Recognition accuracy crucially depends on the musical nature of the audio record at hands as well as on the recognition parameters you set. Choosing optimal parameter set allows to make MIDI output to sound as close as possible to the initial music. In particular, the optimal choice minimizes the number of spurious notes that may appear.
Keep in mind that transcribing a piece of music played with different instruments vary in difficulty. Piano or clear guitar music is relatively easy to transcribe, and the MIDI output may sound very close to the original. Winds are usually transcribed with lesser success, whereas bow instruments are very hard to transcribed automatically at all. Also an attempt to transcribe human singing, especially when it comes with lyrics, usually meets considerable difficulties.
Main plugin page contains three sliders. They control polyphony, sensitivity and output velocity. For a start, we recommend to set all of the sliders to their maximum. Recognition with these settings will certainly result in a number of waste notes, but on the positive side you will get an idea of the pitch range for the melody you work on. Set up the estimated range using Equalizer. In order to improve the quality of recognition, you may need to reduce somewhat the bar height corresponding to both lowest and highest frequencies of the range.
After setting up Equalizer, go back to the main page and gradually lower sensitive value, until most of the waste notes are gone. Stop just above the level where the useful notes begin to disappear. Then, decrease the polyphony parameter to further reduce remaining waste notes.

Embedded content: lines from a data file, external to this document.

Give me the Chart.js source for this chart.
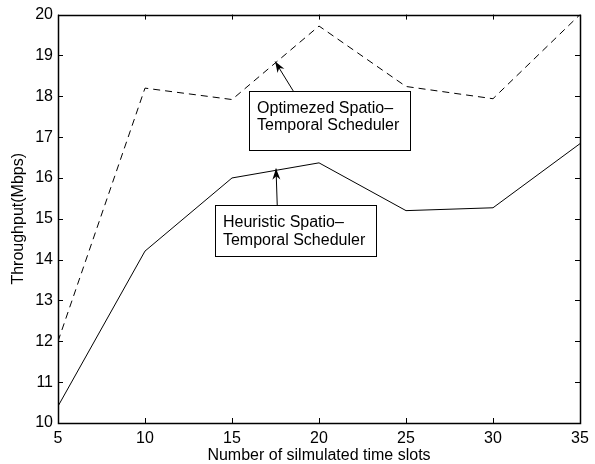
<!DOCTYPE html>
<html>
<head>
<meta charset="utf-8">
<script src="https://cdn.jsdelivr.net/npm/chart.js@4/dist/chart.umd.min.js"></script>
<style>
  html, body { margin: 0; padding: 0; background: #ffffff; }
  #wrap { width: 595px; height: 464px; }
</style>
</head>
<body>
<div id="wrap"><canvas id="c" width="595" height="464"></canvas></div>
<script>
// ---- data ----
const timeSlots = [5, 10, 15, 20, 25, 30, 35];
const heuristicThroughput = [10.41, 14.21, 16.0, 16.37, 15.2, 15.27, 16.84];
const optimizedThroughput = [12.0, 18.2, 17.92, 19.72, 18.24, 17.94, 20.0];
const xTicks = [5, 10, 15, 20, 25, 30, 35];
const yTicks = [10, 11, 12, 13, 14, 15, 16, 17, 18, 19, 20];
const xTitle = 'Number of silmulated time slots';
const yTitle = 'Throughput(Mbps)';

// annotation text boxes (data units): box corners, arrow tail and tip
const optLabel = ['Optimezed Spatio\u2013', 'Temporal Scheduler'];
const optBox = [15.98, 18.13, 25.23, 16.69];
const optArrow = [18.52, 18.13, 17.48, 18.85];
const heuLabel = ['Heuristic Spatio\u2013', 'Temporal Scheduler'];
const heuBox = [14.02, 15.33, 23.28, 14.09];
const heuArrow = [17.6, 15.33, 17.53, 16.23];

const FONT = '"Liberation Sans", Arial, Helvetica, sans-serif';

const framePlugin = {
  id: 'frame',
  afterDraw(chart) {
    const ctx = chart.ctx;
    const xs = chart.scales.x, ys = chart.scales.y;
    const a = chart.chartArea;
    ctx.save();
    ctx.strokeStyle = '#000';
    ctx.lineWidth = 1;
    // inward ticks on four sides
    const tl = 5;
    ctx.beginPath();
    xTicks.forEach(v => {
      const px = Math.round(xs.getPixelForValue(v)) + 0.5;
      ctx.moveTo(px, a.bottom); ctx.lineTo(px, a.bottom - tl);
      ctx.moveTo(px, a.top); ctx.lineTo(px, a.top + tl);
    });
    yTicks.forEach(v => {
      const py = Math.round(ys.getPixelForValue(v)) + 0.5;
      ctx.moveTo(a.left, py); ctx.lineTo(a.left + tl, py);
      ctx.moveTo(a.right, py); ctx.lineTo(a.right - tl, py);
    });
    ctx.stroke();
    // axes box
    ctx.lineWidth = 1.5;
    ctx.strokeRect(Math.round(a.left) + 0.5, Math.round(a.top) + 0.5,
                   Math.round(a.right - a.left), Math.round(a.bottom - a.top));

    // y axis title (rotated, centred on the axis)
    ctx.save();
    ctx.translate(19, (a.top + a.bottom) / 2);
    ctx.rotate(-Math.PI / 2);
    ctx.fillStyle = '#000';
    ctx.font = '16px ' + FONT;
    ctx.textAlign = 'center';
    ctx.textBaseline = 'middle';
    ctx.fillText(yTitle, 0, 0);
    ctx.restore();

    const drawNote = (lines, box, arrow) => {
      const x1 = xs.getPixelForValue(box[0]), y1 = ys.getPixelForValue(box[1]);
      const x2 = xs.getPixelForValue(box[2]), y2 = ys.getPixelForValue(box[3]);
      // arrow
      const tx = xs.getPixelForValue(arrow[0]), ty = ys.getPixelForValue(arrow[1]);
      const hx = xs.getPixelForValue(arrow[2]), hy = ys.getPixelForValue(arrow[3]);
      ctx.lineWidth = 1;
      ctx.strokeStyle = '#000';
      ctx.beginPath(); ctx.moveTo(tx, ty); ctx.lineTo(hx, hy); ctx.stroke();
      const ang = Math.atan2(hy - ty, hx - tx);
      const L = 11, W = 4;
      const bx = hx - L * Math.cos(ang), by = hy - L * Math.sin(ang);
      const nx = -Math.sin(ang), ny = Math.cos(ang);
      const mx = hx - L * 0.7 * Math.cos(ang), my = hy - L * 0.7 * Math.sin(ang);
      ctx.fillStyle = '#000';
      ctx.beginPath();
      ctx.moveTo(hx, hy);
      ctx.lineTo(bx + nx * W, by + ny * W);
      ctx.lineTo(mx, my);
      ctx.lineTo(bx - nx * W, by - ny * W);
      ctx.closePath();
      ctx.fill();
      // box
      ctx.fillStyle = '#fff';
      ctx.fillRect(x1, y1, x2 - x1, y2 - y1);
      ctx.lineWidth = 1;
      ctx.strokeRect(Math.round(x1) + 0.5, Math.round(y1) + 0.5, Math.round(x2 - x1), Math.round(y2 - y1));
      ctx.fillStyle = '#000';
      ctx.font = '16px ' + FONT;
      ctx.textBaseline = 'alphabetic';
      ctx.textAlign = 'left';
      lines.forEach((t, i) => {
        ctx.fillText(t, x1 + 8, y1 + 22 + i * 17.5);
      });
    };
    drawNote(optLabel, optBox, optArrow);
    drawNote(heuLabel, heuBox, heuArrow);
    ctx.restore();
  }
};

new Chart(document.getElementById('c'), {
  type: 'line',
  data: {
    datasets: [
      {
        label: 'Optimezed Spatio-Temporal Scheduler',
        data: timeSlots.map((x, i) => ({ x: x, y: optimizedThroughput[i] })),
        borderColor: '#000', borderWidth: 1, borderDash: [7, 5],
        pointRadius: 0, fill: false, tension: 0
      },
      {
        label: 'Heuristic Spatio-Temporal Scheduler',
        data: timeSlots.map((x, i) => ({ x: x, y: heuristicThroughput[i] })),
        borderColor: '#000', borderWidth: 1,
        pointRadius: 0, fill: false, tension: 0
      }
    ]
  },
  options: {
    responsive: false,
    animation: false,
    devicePixelRatio: 1,
    layout: { padding: { top: 12, right: 15, left: 0, bottom: 0 } },
    plugins: { legend: { display: false }, tooltip: { enabled: false } },
    scales: {
      x: {
        type: 'linear', min: 5, max: 35,
        afterBuildTicks: s => { s.ticks = xTicks.map(v => ({ value: v })); },
        afterFit: s => { s.height = 41; },
        grid: { display: false, drawTicks: false },
        border: { display: false },
        ticks: { color: '#000', padding: 6, maxRotation: 0, font: { family: FONT, size: 16 } },
        title: { display: true, text: xTitle, color: '#000', padding: 0,
                 font: { family: FONT, size: 16, lineHeight: 1.0 } }
      },
      y: {
        type: 'linear', min: 10, max: 20,
        afterBuildTicks: s => { s.ticks = yTicks.map(v => ({ value: v })); },
        afterFit: s => { s.width = 58; },
        grid: { display: false, drawTicks: false },
        border: { display: false },
        ticks: { color: '#000', padding: 5, font: { family: FONT, size: 16 } },
        title: { display: false }
      }
    }
  },
  plugins: [framePlugin]
});
</script>
</body>
</html>
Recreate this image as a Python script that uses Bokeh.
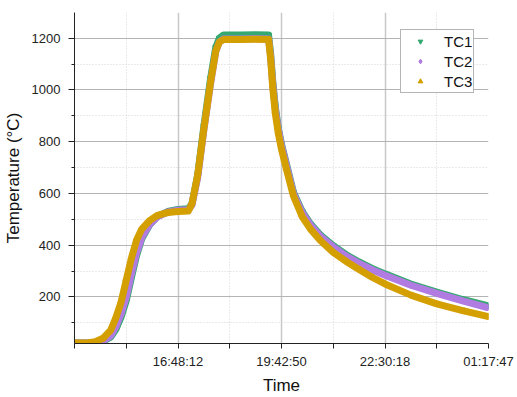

It is recommended to adjust settings while the audio file is being played back. It makes possible to hear the immediate result of the adjustment and see it on the spectrogram. Once settings are chosen, proceed with recording of the resultant MIDI sequence via MIDI Out or to a MIDI file with a built-in MIDI recorder. See MIDI Routing for details.
Note: Notes played back during recognition process may last shorter or longer than those recorded to MIDI track of file. The actual note duration can only be measured after the note is played. Therefore, durations of the recorded notes are known with greater precision.